Selain itu, terdapat dua pembahasan menarik yang dikupas oleh dua narasumber yang hadir pada malam itu, yakni Dwi Lindarto Hadinugroho, Ir. MT. tentang “Demolition: Tantangan Pelestarian Arsitektur” dan Ir. Soehardi Hartono, MSc. tentang “Kreatifitas Dalam Upaya Pelestarian Bangunan Cagar Budaya”. Pembahasan ini sendiri dipandu moderator Boy Brahmawanta Sembiring, IAI. AA.
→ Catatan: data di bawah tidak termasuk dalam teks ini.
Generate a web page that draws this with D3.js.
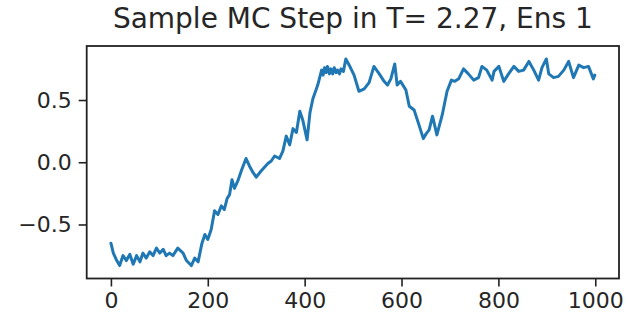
<!DOCTYPE html>
<html>
<head>
<meta charset="utf-8">
<script src="https://cdn.jsdelivr.net/npm/d3@7"></script>
<style>
  html, body { margin: 0; padding: 0; background: #fff; }
  svg { display: block; }
  text { font-family: "DejaVu Sans", sans-serif; fill: #262626; }
</style>
</head>
<body>
<svg id="chart" width="628" height="321"></svg>
<script>
// Magnetisation per spin over Monte Carlo steps, one ensemble member at T = 2.27
const steps = [0, 5, 12, 18, 25, 32, 39, 46, 53, 60, 66, 73, 80, 87, 94, 101, 108, 114, 121, 128,
  138, 149, 156, 166, 173, 180, 188, 194, 200, 207, 214, 221, 228, 234, 240, 245, 250, 255,
  262, 270, 279, 286, 293, 300, 310, 317, 324, 331, 338, 348, 355, 362, 369, 376, 383, 390,
  396, 405, 411, 417, 427, 435, 438, 441, 444, 447, 451, 454, 458, 461, 465, 468, 472, 475,
  480, 485, 492, 502, 512, 523, 533,
  543, 554, 564, 571, 578, 586, 591, 598, 609, 616, 626, 636, 645, 651, 657, 664, 673, 684,
  694, 703, 710, 718, 728, 738, 749, 759, 766, 776, 787, 791, 801, 811, 821, 832, 842, 852,
  863, 873, 883, 890, 899, 904, 914, 924, 935, 945, 955, 966, 976, 986, 996, 999];
const magnetization = [-0.65, -0.73, -0.79, -0.83, -0.75, -0.79, -0.74, -0.82, -0.75, -0.80,
  -0.73, -0.77, -0.72, -0.75, -0.69, -0.73, -0.70, -0.75, -0.73, -0.75,
  -0.69, -0.73, -0.79, -0.83, -0.77, -0.80, -0.65, -0.58, -0.62, -0.54, -0.39, -0.42, -0.35,
  -0.38, -0.29, -0.26, -0.14, -0.21,
  -0.15, -0.06, 0.03, -0.03, -0.08, -0.12, -0.07, -0.04, -0.01, 0.01, 0.05, 0.03, 0.09, 0.21,
  0.14, 0.27, 0.24, 0.41, 0.34, 0.18, 0.40, 0.51, 0.62, 0.74, 0.70, 0.76, 0.72, 0.77, 0.71,
  0.75, 0.71, 0.76, 0.72, 0.74, 0.71, 0.75,
  0.73, 0.83, 0.78, 0.70, 0.57, 0.59, 0.64,
  0.77, 0.71, 0.65, 0.62, 0.67, 0.79, 0.62, 0.65, 0.58, 0.45, 0.42, 0.30, 0.19, 0.23, 0.26,
  0.37, 0.22, 0.38, 0.57, 0.66, 0.65, 0.67, 0.75, 0.71, 0.66, 0.68, 0.77, 0.74, 0.66,
  0.73, 0.77, 0.65, 0.71, 0.77, 0.73, 0.74, 0.81, 0.74, 0.66, 0.76, 0.83, 0.71, 0.68, 0.69,
  0.74, 0.81, 0.68, 0.78, 0.76, 0.77, 0.67, 0.70];
const xTicks = [0, 200, 400, 600, 800, 1000];
const yTicks = [-0.5, 0.0, 0.5];
const title = "Sample MC Step in T= 2.27, Ens 1";

const svg = d3.select("#chart");
const plot = { left: 86.7, right: 619, top: 46, bottom: 278.5 };

const x = d3.scaleLinear().domain([-50, 1049]).range([plot.left, plot.right]);
const y = d3.scaleLinear().domain([-0.934, 0.934]).range([plot.bottom, plot.top]);

const data = steps.map((s, i) => ({ s, m: magnetization[i] }));

// Trace
svg.append("path")
  .datum(data)
  .attr("fill", "none")
  .attr("stroke", "#1f77b4")
  .attr("stroke-width", 3)
  .attr("stroke-linejoin", "round")
  .attr("stroke-linecap", "round")
  .attr("d", d3.line().x(d => x(d.s)).y(d => y(d.m)));

// Axes
const fmtY = d => d3.format(".1f")(d).replace("-", "\u2212");
const xAxis = svg.append("g")
  .attr("transform", `translate(0,${plot.bottom})`)
  .call(d3.axisBottom(x).tickValues(xTicks).tickSize(8).tickPadding(6).tickFormat(d3.format("d")));
const yAxis = svg.append("g")
  .attr("transform", `translate(${plot.left},0)`)
  .call(d3.axisLeft(y).tickValues(yTicks).tickSize(8).tickPadding(7).tickFormat(fmtY));

[xAxis, yAxis].forEach(g => {
  g.select(".domain").remove();
  g.selectAll(".tick line").attr("stroke", "#222").attr("stroke-width", 1.6);
  g.selectAll(".tick text")
    .attr("font-family", "DejaVu Sans, sans-serif")
    .attr("font-size", 22)
    .attr("fill", "#333");
});
xAxis.selectAll(".tick text").attr("dy", "0.71em");

// Frame
svg.append("rect")
  .attr("x", plot.left).attr("y", plot.top)
  .attr("width", plot.right - plot.left).attr("height", plot.bottom - plot.top)
  .attr("fill", "none").attr("stroke", "#222").attr("stroke-width", 1.8);

// Title
svg.append("text")
  .attr("x", (plot.left + plot.right) / 2)
  .attr("y", 28.3)
  .attr("text-anchor", "middle")
  .attr("font-size", 28)
  .attr("fill", "#2a2a2a")
  .text(title);
</script>
</body>
</html>
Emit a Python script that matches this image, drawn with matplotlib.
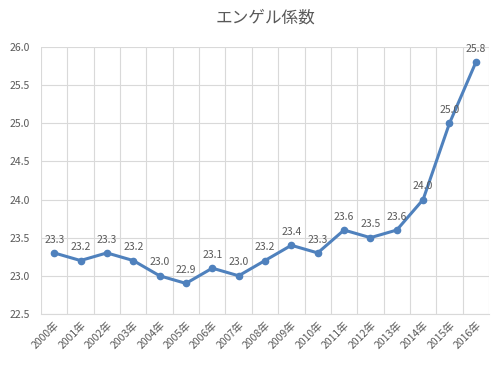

“Demolition: Tantangan Pelestarian Arsitektur” menjadi isu pertama yang mengangkat masalah demolition, yakni pelenyapan/perusakan/pembongkaran, di mana demolition dalam pelestarian arsitektur Medan menjadi suatu tantangan besar yang harus dihadapi. Demolition dapat terjadi karena beberapa hal, seperti pelapukan (gedung-gedung lama yang dibiarkan lapuk/rusak dimakan jaman), amputasi (gedung-gedung yang dulunya merupakan kesatuan banguan yang besar, kemudian dibagi menjadi dua atau beberapa gedung yang berbeda fungsinya), inactivity (dibiarkan kosong atau tidak ada aktivitas di dalamnya), outstyle (gedung-gedung yang dibangun berbeda dengan bentuk asli atau khas asalnya), facelift (mengubah bangunan secara keseluruhan sehingga tampak berbeda dari aslinya), visual blurry (gedung bangunan yang dibuat tinggi agar menutupi bangunan asli atau lama yang ada di belakangnya), domination (membuat bangunan baru di sekitar bangunan lama yang akhirnya bangunan-bangunan baru tersebut lebih menonjol dibandingkan dengan bangunan lama), sprawl alienation (bangunan yang dibangun aneh tidak sesuai dengan budaya aslinya), dan pelupaan (bangunan lama yang sengaja dilupakan dan akhirnya tidak sadar jika diubah menjadi bangunan baru).

Kesawan sebagai salah satu daerah bersejarah di kota Medan menjadi fokus pada pembahasan kali ini. Demolisi di daerah ini hanya menyisakan sekitar 17.14% arsitektur orisinilnya sehingga Kesawan tidak menarik lagi sebagai traffic calming. Lebih parahnya, tindakan demolisi ini tidak hanya muncul dalam bentuk penghancuran frontal saja, tetapi hasil akhirnya adalah pelenyapan terhadap budaya asli.

Isu pelestarian bangunan cagar budaya ini pun membutuhkan kreativitas arsitek untuk menyisipkan bangunan baru atau fungsi bangunan baru, tanpa menghilangkan atau menghancurkan identitas bangunan lama. Contohnya dapat dilihat dalam proyek rehabilitasi rumah jabatan perwakilan BI Medan yang dilakukan oleh Ir. Soehardi Hartono, MSc. Di proyek ini dilakukan regenerasi desain bangunan, tanpa menghilangkan unsur heritage yang ada sehingga dapat dinikmati oleh banyak orang.